К счастью, турки вовсе не собирались вести дипломатические баталии в защиту шведских интересов (иначе, вполне возможно, в Пскове сегодня говорили бы по-шведски). Однако в отстаивании своих интересов преуспели. Шафиров и великий визирь Балтаджи Мехмет-паша подписали трактат, по которому Россия обязывалась вернуть Турции Азов, срыть свои крепости, Таганрог и Каменный Затон, уничтожить русские корабли на Черном море, не вмешиваться в польские дела, не держать в Польше войска, отказаться от содержания в Стамбуле постоянного посольства (что по меркам того времени было неслыханным унижением российской дипломатии). Горькая ирония заключается в том, что после первого сражения турецкие войска, даже янычары, отнюдь не горели желанием идти в бой. Турки поймали Петра на самый примитивный и наглый блеф…
В Прутском походе русская армия потеряла 27 285 человек. Из них в боевых действиях погибли только 4800, остальные – от жажды, болезней и голода.

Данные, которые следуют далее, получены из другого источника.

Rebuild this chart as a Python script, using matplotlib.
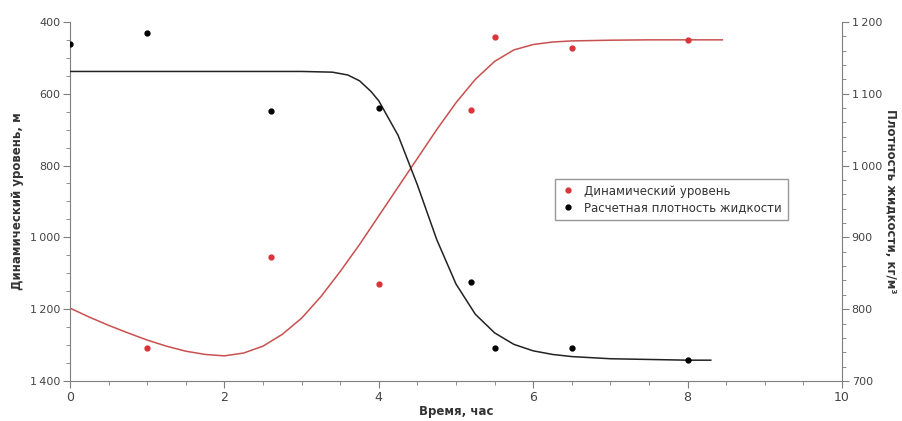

Однако, вернувшись в Петербург, Петр поступил совершенно по-советски – устроил пышный парад, словно это он остался победителем и безусловным триумфатором…
На фоне столь трагической неудачи почти незамеченной прошла и забылась надолго гибель в Хиве двухтысячного отряда князя Бековича-Черкасского, отправленного реализовать очередной преждевременный петровский прожект – разыскать старое русло реки Аму-Дарья и направить ее течение в Каспийское море…
В заключение стоит сказать, что, вопреки устоявшейся точке зрения, в главных военных походах Петра значительную часть армии составляли все же не «полки нового строя», а те самые стрельцы, которые считаются «отмененными и распущенными» еще в самом начале XVIII века. К 1708 г. в строю еще было 14 старых стрелецких полков, а многие их тех, что именовались «солдатскими», на деле были опять-таки старыми стрелецкими…
А всеобщая милитаризация жизни привела к тому, что даже «лихие люди» в массовом порядке поддавались новым веяниям – одни имели на вооружении пушки, другие (в Орловской провинции) выстроили себе укрепление «военного образца», где и сидели вместо традиционных чащоб и пещер. В Лихвинском уезде некий разбойник Сиротка одел свою шайку в военные мундиры, а при себе постоянно держал «почетный караул с фузеями и шпагами»…
Закон, юстиция, престолонаследие
Допетровская Россия отнюдь не представляла собой некую «черную дыру» в области законодательства. Наоборот, за последние шестьсот лет сложились правовые традиции и законоустановления, пусть и уступавшие западноевропейским, но ненамного. Можно ради экономии места отослать читателя к книге профессора М. Ф. Владимирского-Буданова, считавшейся в 1886 г. лучшим университетским курсом, и переизданной в 1995 г.: «Обзор истории русского права». Даже беглое знакомство с этим трудом способно многому научить…
Петр, ломавший, такое впечатление, все, до чего мог дотянуться, по сути, ликвидировал старую систему русского права, переведя страну в режим «чрезвычайщины». Россия управлялась не законами, а царскими указами, полностью игнорировавшими прошлый опыт. Именно Петр стал родоначальником «троек» и «внесудебных совещаний», впоследствии перенятых большевиками…
Даже Мэсси вынужден был признать: «Во всеобщей халатности, зависти, продажности, как в болоте, увязла и едва не захлебнулась система управления, которую он пытался создать».
Поняв, наконец, что с казнокрадством и взяточничеством (вызванными к жизни его же реформами) обычными средствами не справиться, Петр создал особые комиссии по расследованию. Каждая состояла из гвардейских офицеров – майора, капитана и поручика, которым было приказано рассматривать дела и вершить суд не по закону, а «согласно здравому смыслу и справедливости».
Известно, что творится, когда огромные полномочия получают люди, каждый из которых имеет свой здравый смысл и по-разному понимает справедливость… Брауншвейгский посланник Вебер писал: «…члены почтенного Сената, куда входили главы знатнейших родов из всех царских владений, были обязаны являться к какому-то лейтенанту, который судил их и требовал у них отчета».